The results support the researchers' hypotheses though it cannot prove causation of diabetes by vitamin D deficiency. The results are measured and presented in numbers representing value to the discovered phenomena, giving the [high and low] number relativity to one another (i.e. 17-23 nanograms vs. 40+).
Totalcarscore.com did a survey via Facebook of 600+ people identifying themselves as Democrat/liberal or Republican/conservative asking what they drive. The respondents were allowed to select the type of car he/she drives. The following results were published were based on their identifying party and car selection then categorized into car type:
Primary findings show that 29% of Republicans/conservatives drive a pickup truck, 27% of Democrats/liberals drive compact cars. People in both parties agree they like SUVs and crossovers about equally with 20 percent for Republicans/conservatives vs. 18 percent for Democrats/liberals. Members of both parties dislike hybrid/alternative-fuel vehicles about the same. Hybrid/alternative-fuel vehicles came in last place for Democrats and second-to-last place for Republicans, just above the van/minivan segment. Still, with 6 percent market share among Democrats, the hybrid segment is more than twice as popular with them as it is with Republicans, who drive hybrids only 3 percent of the time.

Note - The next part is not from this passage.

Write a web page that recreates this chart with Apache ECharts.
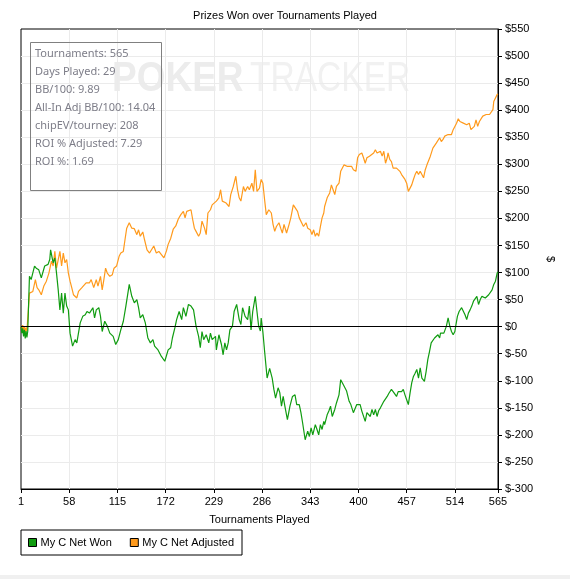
<!DOCTYPE html>
<html>
<head>
<meta charset="utf-8">
<script src="https://cdn.jsdelivr.net/npm/echarts@6/dist/echarts.min.js"></script>
<style>
html, body { margin: 0; padding: 0; background: #fff; }
#main { width: 570px; height: 579px; }
</style>
</head>
<body>
<div id="main"></div>
<script>
// [tournament, $]
var netWon = [
    [1, 0], [2, -12], [3, -3], [4, -18], [5, -6], [6, -22], [7, -8], [8, -20], [9, -8],
    [11, 93], [13, 87], [17, 112], [19, 108], [22, 105], [25, 90], [29, 112], [33, 115],
    [35, 124], [36, 142], [39, 118], [41, 127], [43, 99], [45, 68], [47, 31], [49, 62],
    [51, 25], [53, 62], [55, 38], [57, 31], [59, -12], [62, -36], [65, -24], [67, -30],
    [71, 7], [74, 19], [77, 22], [79, 28], [82, 25], [86, 35], [88, 16], [90, 31],
    [93, 35], [95, 19], [97, -9], [100, 10], [103, 1], [106, -12], [110, -18], [113, -33],
    [116, -24], [119, -6], [122, 10], [125, 38], [129, 78], [132, 56], [135, 44], [138, 50],
    [140, 35], [142, 16], [145, 22], [148, 7], [151, -21], [154, -30], [157, -24], [159, -36],
    [163, -43], [167, -55], [171, -64], [175, -43], [178, -39], [180, -21], [183, -2], [185, 13],
    [188, 28], [191, 13], [193, 35], [196, 19], [199, 41], [202, 38], [205, 31], [208, 1],
    [211, -18], [213, -39], [215, -9], [217, -24], [220, -15], [223, -30], [225, -12], [227, -24],
    [231, -18], [232, -43], [235, -15], [238, -33], [240, -52], [242, -30], [244, -43], [246, -30],
    [248, -6], [251, 1], [253, 28], [256, 41], [259, 13], [261, 4], [263, 35], [266, 19],
    [269, 13], [271, 38], [273, -6], [275, 28], [278, 56], [280, 28], [282, 1], [284, -8],
    [285, 16], [287, -10], [289, -45], [292, -95], [295, -77], [298, -95], [300, -116], [302, -132],
    [305, -113], [307, -122], [309, -147], [311, -129], [313, -147], [316, -172], [319, -147], [322, -129],
    [325, -126], [327, -144], [330, -144], [332, -159], [334, -178], [337, -209], [340, -193], [342, -203],
    [344, -187], [346, -200], [349, -181], [351, -190], [353, -200], [355, -181], [357, -190], [359, -175],
    [360, -181], [363, -163], [365, -156], [367, -147], [369, -166], [372, -153], [374, -141], [377, -126],
    [379, -98], [382, -107], [384, -104], [386, -119], [389, -138], [391, -144], [394, -159], [396, -156],
    [398, -144], [400, -147], [402, -144], [404, -156], [406, -159], [408, -175], [410, -159], [412, -156],
    [414, -166], [416, -153], [418, -163], [420, -153], [422, -166], [424, -155], [426, -150], [428, -144],
    [430, -138], [432, -135], [434, -129], [436, -123], [439, -116], [441, -120], [443, -123], [445, -129],
    [447, -120], [449, -123], [451, -120], [453, -116], [455, -126], [457, -135], [459, -144], [461, -123],
    [463, -104], [465, -92], [467, -86], [469, -79], [471, -95], [473, -76], [475, -95], [478, -101],
    [480, -83], [482, -61], [484, -46], [486, -30], [488, -27], [490, -21], [492, -24], [494, -15],
    [496, -21], [497, -12], [499, -9], [501, -12], [504, 1], [506, 16], [508, 1], [510, -9],
    [512, -15], [514, -9], [515, 1], [517, 19], [519, 28], [522, 35], [524, 38], [526, 22],
    [528, 13], [530, 25], [532, 31], [534, 38], [536, 47], [538, 44], [540, 56], [542, 41],
    [544, 50], [546, 56], [548, 59], [550, 53], [552, 56], [554, 59], [556, 62], [558, 68],
    [560, 78], [562, 84], [564, 99], [565, 101]
];

var netAdjusted = [
    [1, 0], [2, -5], [3, 3], [4, -8], [5, 0], [6, -10], [7, -2], [8, -8], [9, -5],
    [11, 62], [13, 59], [15, 65], [18, 87], [20, 72], [22, 68], [25, 59], [28, 75],
    [31, 84], [34, 99], [37, 121], [39, 112], [41, 139], [43, 108], [45, 105], [47, 139],
    [49, 112], [51, 136], [53, 118], [55, 124], [57, 99], [59, 84], [61, 72], [63, 59],
    [67, 53], [69, 65], [73, 72], [75, 75], [78, 81], [82, 81], [84, 87], [87, 72],
    [90, 87], [92, 75], [95, 93], [97, 68], [99, 87], [101, 108], [103, 99], [106, 93],
    [109, 96], [111, 108], [114, 112], [117, 130], [119, 136], [122, 139], [124, 161], [126, 182],
    [129, 192], [132, 182], [135, 181], [138, 170], [140, 179], [142, 167], [145, 175], [147, 161],
    [150, 142], [153, 136], [155, 136], [158, 149], [161, 136], [164, 139], [167, 133], [170, 127],
    [173, 140], [175, 152], [178, 163], [181, 180], [184, 186], [187, 199], [190, 207], [193, 213],
    [195, 201], [197, 213], [199, 216], [202, 216], [204, 198], [206, 182], [208, 176], [211, 167],
    [213, 173], [215, 195], [218, 182], [220, 170], [222, 210], [225, 216], [227, 225], [229, 222],
    [232, 232], [235, 238], [237, 253], [239, 232], [241, 232], [243, 229], [245, 232], [247, 222],
    [249, 244], [252, 259], [255, 278], [257, 253], [259, 238], [261, 232], [264, 259], [266, 250],
    [269, 259], [271, 253], [274, 265], [276, 250], [278, 290], [280, 250], [282, 253], [283, 256],
    [285, 272], [287, 265], [289, 235], [291, 207], [294, 216], [297, 210], [299, 189], [301, 176],
    [303, 185], [306, 192], [308, 182], [310, 173], [312, 189], [315, 173], [318, 189], [320, 201],
    [323, 225], [325, 225], [328, 213], [330, 201], [332, 204], [335, 185], [338, 192], [340, 182],
    [343, 179], [345, 170], [347, 179], [349, 167], [351, 173], [353, 167], [355, 185], [357, 201],
    [359, 210], [360, 222], [363, 238], [366, 247], [368, 262], [370, 253], [372, 244], [374, 259],
    [375, 262], [377, 265], [379, 287], [381, 293], [383, 299], [385, 302], [387, 296], [389, 299],
    [392, 296], [394, 290], [397, 287], [399, 312], [401, 318], [404, 321], [406, 312], [408, 302],
    [410, 312], [413, 315], [415, 318], [418, 321], [420, 327], [422, 321], [424, 324], [426, 324],
    [428, 315], [430, 324], [432, 302], [434, 312], [435, 321], [437, 309], [439, 305], [441, 293],
    [443, 296], [445, 293], [447, 290], [449, 287], [451, 281], [453, 278], [455, 272], [457, 265],
    [459, 250], [461, 256], [463, 262], [465, 272], [467, 281], [469, 287], [471, 281], [473, 287],
    [475, 284], [477, 275], [479, 290], [481, 299], [483, 302], [485, 315], [487, 318], [488, 330],
    [490, 333], [492, 339], [494, 342], [496, 349], [498, 342], [500, 346], [502, 352], [504, 349],
    [506, 355], [508, 358], [510, 355], [512, 364], [514, 370], [516, 376], [518, 384], [520, 379],
    [522, 382], [524, 376], [526, 379], [528, 373], [530, 370], [531, 376], [533, 364], [535, 367],
    [537, 370], [539, 382], [541, 370], [543, 379], [545, 382], [547, 389], [549, 386], [551, 392],
    [553, 389], [555, 392], [557, 395], [559, 401], [560, 416], [562, 419], [564, 429], [565, 430]
];

var seriesNames = ['My C Net Won', 'My C Net Adjusted'];

var statLines = [
    'Tournaments: 565',
    'Days Played: 29',
    'BB/100: 9.89',
    'All-In Adj BB/100: 14.04',
    'chipEV/tourney: 208',
    'ROI % Adjusted: 7.29',
    'ROI %: 1.69'
];

var myChart = echarts.init(document.getElementById('main'));

// x axis counts from 0 so the 57 step lands on 1, 58, 115 ...
function shift(arr) {
    return arr.map(function (p) { return [p[0] - 1, p[1]]; });
}

var font = 'Liberation Sans';

var graphics = [
    // faint watermark
    { type: 'text', z: 0, x: 112, y: 79, scaleX: 0.86,
      style: { text: 'POKER', fill: '#ececec', fontFamily: font, fontWeight: 'bold', fontSize: 43, verticalAlign: 'middle' } },
    { type: 'text', z: 0, x: 250, y: 79, scaleX: 0.78,
      style: { text: 'TRACKER', fill: '#f1f1f1', fontFamily: font, fontSize: 43, verticalAlign: 'middle' } },
    // stats box
    { type: 'rect', z: 10, shape: { x: 30.5, y: 42.5, width: 131, height: 148 },
      style: { fill: 'rgba(255,255,255,0)', stroke: '#808080', lineWidth: 1 } },
    // strip at the bottom
    { type: 'rect', z: 10, shape: { x: 0, y: 575, width: 570, height: 4 }, style: { fill: '#f0f0f0' } }
];
statLines.forEach(function (s, i) {
    graphics.push({ type: 'text', z: 11, x: 35, y: 54 + i * 18,
        style: { text: s, fill: '#7d7d88', fontFamily: 'Noto Sans', fontSize: 11, verticalAlign: 'middle' } });
});

option = {
    backgroundColor: '#fff',
    animation: false,
    title: {
        text: 'Prizes Won over Tournaments Played',
        left: 'center',
        top: 5,
        textStyle: { fontFamily: font, fontSize: 11, fontWeight: 'normal', color: '#000' }
    },
    legend: {
        left: 21,
        top: 530,
        data: seriesNames,
        icon: 'rect',
        itemWidth: 8,
        itemHeight: 8,
        itemGap: 18,
        padding: [7, 8, 7, 7],
        borderColor: '#000',
        borderWidth: 1,
        itemStyle: { borderColor: '#000', borderWidth: 1 },
        textStyle: { fontFamily: font, fontSize: 11, color: '#000', padding: [0, 0, 0, -1] }
    },
    grid: {
        left: 21, right: 72, top: 29, bottom: 90,
        show: true, borderColor: '#000', borderWidth: 1
    },
    xAxis: {
        type: 'value',
        min: 0,
        max: 564,
        interval: 57,
        name: 'Tournaments Played',
        nameLocation: 'middle',
        nameGap: 25,
        nameTextStyle: { fontFamily: font, fontSize: 11, color: '#000' },
        axisLine: { onZero: false, lineStyle: { color: '#000' } },
        axisTick: { length: 4, lineStyle: { color: '#000' } },
        axisLabel: { margin: 7, fontFamily: font, fontSize: 11, color: '#000',
            formatter: function (v) { return v + 1; } },
        splitLine: { showMinLine: false, showMaxLine: false, lineStyle: { color: '#ebebeb' } }
    },
    yAxis: {
        type: 'value',
        position: 'right',
        min: -300,
        max: 550,
        interval: 50,
        name: '$',
        nameLocation: 'middle',
        nameGap: 42,
        nameRotate: -90,
        nameTextStyle: { fontFamily: font, fontSize: 11, color: '#000' },
        axisLine: { show: true, onZero: false, lineStyle: { color: '#000' } },
        axisTick: { show: true, length: 4, lineStyle: { color: '#000' } },
        axisLabel: { margin: 7, fontFamily: font, fontSize: 11, color: '#000',
            formatter: function (v) { return '$' + v; } },
        splitLine: { showMinLine: false, showMaxLine: false, lineStyle: { color: '#ebebeb' } }
    },
    series: [
        {
            name: seriesNames[0],
            type: 'line',
            data: shift(netWon),
            showSymbol: false,
            color: '#109c10',
            lineStyle: { width: 1.2 },
            z: 3,
            markLine: {
                silent: true,
                symbol: 'none',
                label: { show: false },
                lineStyle: { color: '#000', type: 'solid', width: 1 },
                data: [{ yAxis: 0 }]
            }
        },
        {
            name: seriesNames[1],
            type: 'line',
            data: shift(netAdjusted),
            showSymbol: false,
            color: '#ff9a1c',
            lineStyle: { width: 1.2 },
            z: 2
        }
    ],
    graphic: graphics
};

myChart.setOption(option);
</script>
</body>
</html>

Though this is just a summary of the article published on shopautoweek.com, the survey seems too simple (only 1 multiple choice question and the account member's 'Political View'). The independent variable is party affiliation and the dependent being car type. The survey does not reveal the ages of the respondents, the likelihood of actually going to the polls if he/she is indeed over 18, and excludes drivers without Facebook accounts. The selection could have been random, however it is not truly reliable as it is not an population but just a poll of a specific social media network's user. I do not know how the question was worded but the 'most members of both parties dislike parties' is a negative assumption, as they may not be disliked but rather not owned due to external factors such as cost, availability, practicality, size, etc.